[Start Stored data]

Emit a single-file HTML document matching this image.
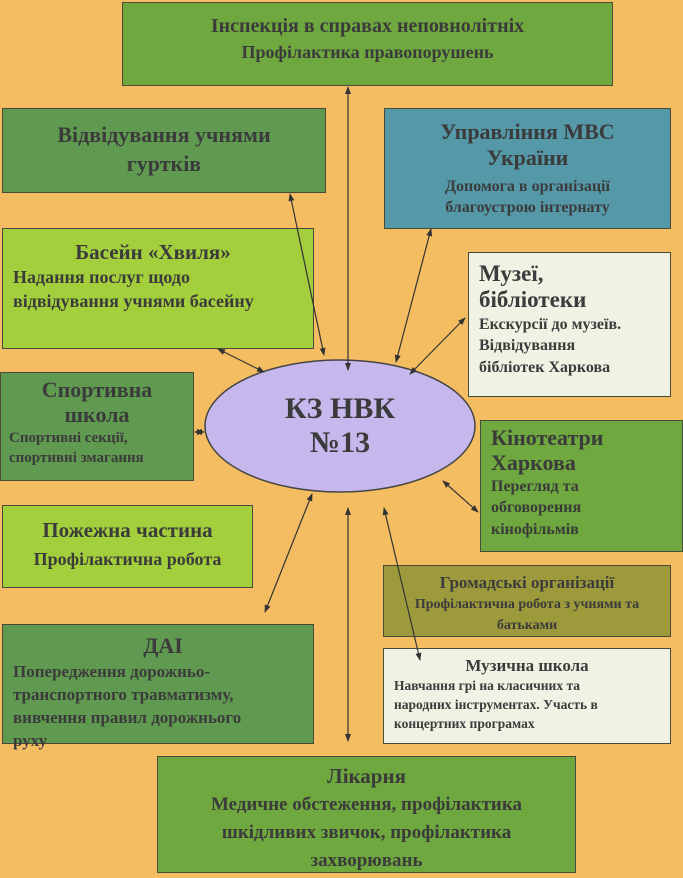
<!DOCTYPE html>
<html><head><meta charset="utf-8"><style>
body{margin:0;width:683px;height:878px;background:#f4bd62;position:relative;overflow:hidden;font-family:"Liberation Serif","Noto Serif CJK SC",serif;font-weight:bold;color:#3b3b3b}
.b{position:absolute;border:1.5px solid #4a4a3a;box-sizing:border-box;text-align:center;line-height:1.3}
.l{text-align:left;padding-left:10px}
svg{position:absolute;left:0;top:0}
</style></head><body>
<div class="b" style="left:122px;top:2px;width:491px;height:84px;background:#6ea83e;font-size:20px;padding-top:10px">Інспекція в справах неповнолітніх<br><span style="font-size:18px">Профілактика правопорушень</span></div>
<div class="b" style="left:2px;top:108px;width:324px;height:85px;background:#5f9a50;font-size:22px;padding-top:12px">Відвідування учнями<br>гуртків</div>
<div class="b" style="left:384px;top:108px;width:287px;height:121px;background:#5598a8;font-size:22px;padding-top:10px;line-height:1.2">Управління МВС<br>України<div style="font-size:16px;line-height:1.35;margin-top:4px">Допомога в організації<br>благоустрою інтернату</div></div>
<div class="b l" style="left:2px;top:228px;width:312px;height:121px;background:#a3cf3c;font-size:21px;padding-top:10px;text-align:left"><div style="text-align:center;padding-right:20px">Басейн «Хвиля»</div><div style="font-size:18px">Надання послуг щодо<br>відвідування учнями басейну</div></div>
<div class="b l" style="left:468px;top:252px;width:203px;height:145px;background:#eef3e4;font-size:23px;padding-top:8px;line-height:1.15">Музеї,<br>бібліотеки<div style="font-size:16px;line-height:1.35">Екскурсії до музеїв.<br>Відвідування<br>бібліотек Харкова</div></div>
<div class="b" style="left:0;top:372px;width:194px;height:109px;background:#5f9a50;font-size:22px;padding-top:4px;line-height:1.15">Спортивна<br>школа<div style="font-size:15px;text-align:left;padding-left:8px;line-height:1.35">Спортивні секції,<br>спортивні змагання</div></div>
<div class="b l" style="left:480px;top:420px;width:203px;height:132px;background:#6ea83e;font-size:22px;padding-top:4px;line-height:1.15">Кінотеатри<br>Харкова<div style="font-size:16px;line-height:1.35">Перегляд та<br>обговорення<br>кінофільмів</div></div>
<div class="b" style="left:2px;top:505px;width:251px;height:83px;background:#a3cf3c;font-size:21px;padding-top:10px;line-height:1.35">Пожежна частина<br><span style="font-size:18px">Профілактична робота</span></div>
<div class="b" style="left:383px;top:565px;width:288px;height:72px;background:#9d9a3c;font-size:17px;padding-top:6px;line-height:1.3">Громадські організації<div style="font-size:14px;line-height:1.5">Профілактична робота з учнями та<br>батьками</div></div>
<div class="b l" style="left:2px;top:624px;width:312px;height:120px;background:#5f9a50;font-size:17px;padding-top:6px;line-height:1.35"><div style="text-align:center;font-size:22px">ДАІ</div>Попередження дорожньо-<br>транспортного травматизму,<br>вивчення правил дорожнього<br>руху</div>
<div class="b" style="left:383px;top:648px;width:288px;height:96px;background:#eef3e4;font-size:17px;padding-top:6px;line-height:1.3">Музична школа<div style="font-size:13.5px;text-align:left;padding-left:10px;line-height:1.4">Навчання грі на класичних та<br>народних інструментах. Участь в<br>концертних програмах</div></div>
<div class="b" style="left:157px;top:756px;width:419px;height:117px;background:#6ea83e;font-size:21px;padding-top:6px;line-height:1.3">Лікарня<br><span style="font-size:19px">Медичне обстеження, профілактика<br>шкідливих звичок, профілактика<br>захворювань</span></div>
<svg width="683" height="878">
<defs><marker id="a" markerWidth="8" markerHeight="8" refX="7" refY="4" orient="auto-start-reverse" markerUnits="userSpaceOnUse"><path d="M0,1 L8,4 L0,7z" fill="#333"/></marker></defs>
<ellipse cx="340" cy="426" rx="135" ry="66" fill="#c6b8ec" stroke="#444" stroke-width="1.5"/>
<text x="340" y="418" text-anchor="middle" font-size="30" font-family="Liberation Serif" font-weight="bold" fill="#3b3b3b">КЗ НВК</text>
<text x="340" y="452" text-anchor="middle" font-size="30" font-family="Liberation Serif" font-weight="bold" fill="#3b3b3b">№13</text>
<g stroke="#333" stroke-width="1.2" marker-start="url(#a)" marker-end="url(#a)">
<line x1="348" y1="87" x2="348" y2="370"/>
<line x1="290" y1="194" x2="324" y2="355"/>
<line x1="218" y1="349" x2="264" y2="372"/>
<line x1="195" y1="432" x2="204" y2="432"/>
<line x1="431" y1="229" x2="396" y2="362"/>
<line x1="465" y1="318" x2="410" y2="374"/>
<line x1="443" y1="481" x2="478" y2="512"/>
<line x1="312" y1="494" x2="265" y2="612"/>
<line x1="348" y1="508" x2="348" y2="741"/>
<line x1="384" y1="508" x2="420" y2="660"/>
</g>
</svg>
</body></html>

[End Stored data]

All of the material above should be reproduced exactly, except the pictures.

Emit a single-file HTML document matching this image.
<!DOCTYPE html>
<html><head><meta charset="utf-8"><style>
body{margin:0;width:683px;height:878px;background:#f4bd62;position:relative;overflow:hidden;font-family:"Liberation Serif","Noto Serif CJK SC",serif;font-weight:bold;color:#3b3b3b}
.b{position:absolute;border:1.5px solid #4a4a3a;box-sizing:border-box;text-align:center;line-height:1.3}
.l{text-align:left;padding-left:10px}
svg{position:absolute;left:0;top:0}
</style></head><body>
<div class="b" style="left:122px;top:2px;width:491px;height:84px;background:#6ea83e;font-size:20px;padding-top:10px">Інспекція в справах неповнолітніх<br><span style="font-size:18px">Профілактика правопорушень</span></div>
<div class="b" style="left:2px;top:108px;width:324px;height:85px;background:#5f9a50;font-size:22px;padding-top:12px">Відвідування учнями<br>гуртків</div>
<div class="b" style="left:384px;top:108px;width:287px;height:121px;background:#5598a8;font-size:22px;padding-top:10px;line-height:1.2">Управління МВС<br>України<div style="font-size:16px;line-height:1.35;margin-top:4px">Допомога в організації<br>благоустрою інтернату</div></div>
<div class="b l" style="left:2px;top:228px;width:312px;height:121px;background:#a3cf3c;font-size:21px;padding-top:10px;text-align:left"><div style="text-align:center;padding-right:20px">Басейн «Хвиля»</div><div style="font-size:18px">Надання послуг щодо<br>відвідування учнями басейну</div></div>
<div class="b l" style="left:468px;top:252px;width:203px;height:145px;background:#eef3e4;font-size:23px;padding-top:8px;line-height:1.15">Музеї,<br>бібліотеки<div style="font-size:16px;line-height:1.35">Екскурсії до музеїв.<br>Відвідування<br>бібліотек Харкова</div></div>
<div class="b" style="left:0;top:372px;width:194px;height:109px;background:#5f9a50;font-size:22px;padding-top:4px;line-height:1.15">Спортивна<br>школа<div style="font-size:15px;text-align:left;padding-left:8px;line-height:1.35">Спортивні секції,<br>спортивні змагання</div></div>
<div class="b l" style="left:480px;top:420px;width:203px;height:132px;background:#6ea83e;font-size:22px;padding-top:4px;line-height:1.15">Кінотеатри<br>Харкова<div style="font-size:16px;line-height:1.35">Перегляд та<br>обговорення<br>кінофільмів</div></div>
<div class="b" style="left:2px;top:505px;width:251px;height:83px;background:#a3cf3c;font-size:21px;padding-top:10px;line-height:1.35">Пожежна частина<br><span style="font-size:18px">Профілактична робота</span></div>
<div class="b" style="left:383px;top:565px;width:288px;height:72px;background:#9d9a3c;font-size:17px;padding-top:6px;line-height:1.3">Громадські організації<div style="font-size:14px;line-height:1.5">Профілактична робота з учнями та<br>батьками</div></div>
<div class="b l" style="left:2px;top:624px;width:312px;height:120px;background:#5f9a50;font-size:17px;padding-top:6px;line-height:1.35"><div style="text-align:center;font-size:22px">ДАІ</div>Попередження дорожньо-<br>транспортного травматизму,<br>вивчення правил дорожнього<br>руху</div>
<div class="b" style="left:383px;top:648px;width:288px;height:96px;background:#eef3e4;font-size:17px;padding-top:6px;line-height:1.3">Музична школа<div style="font-size:13.5px;text-align:left;padding-left:10px;line-height:1.4">Навчання грі на класичних та<br>народних інструментах. Участь в<br>концертних програмах</div></div>
<div class="b" style="left:157px;top:756px;width:419px;height:117px;background:#6ea83e;font-size:21px;padding-top:6px;line-height:1.3">Лікарня<br><span style="font-size:19px">Медичне обстеження, профілактика<br>шкідливих звичок, профілактика<br>захворювань</span></div>
<svg width="683" height="878">
<defs><marker id="a" markerWidth="8" markerHeight="8" refX="7" refY="4" orient="auto-start-reverse" markerUnits="userSpaceOnUse"><path d="M0,1 L8,4 L0,7z" fill="#333"/></marker></defs>
<ellipse cx="340" cy="426" rx="135" ry="66" fill="#c6b8ec" stroke="#444" stroke-width="1.5"/>
<text x="340" y="418" text-anchor="middle" font-size="30" font-family="Liberation Serif" font-weight="bold" fill="#3b3b3b">КЗ НВК</text>
<text x="340" y="452" text-anchor="middle" font-size="30" font-family="Liberation Serif" font-weight="bold" fill="#3b3b3b">№13</text>
<g stroke="#333" stroke-width="1.2" marker-start="url(#a)" marker-end="url(#a)">
<line x1="348" y1="87" x2="348" y2="370"/>
<line x1="290" y1="194" x2="324" y2="355"/>
<line x1="218" y1="349" x2="264" y2="372"/>
<line x1="195" y1="432" x2="204" y2="432"/>
<line x1="431" y1="229" x2="396" y2="362"/>
<line x1="465" y1="318" x2="410" y2="374"/>
<line x1="443" y1="481" x2="478" y2="512"/>
<line x1="312" y1="494" x2="265" y2="612"/>
<line x1="348" y1="508" x2="348" y2="741"/>
<line x1="384" y1="508" x2="420" y2="660"/>
</g>
</svg>
</body></html>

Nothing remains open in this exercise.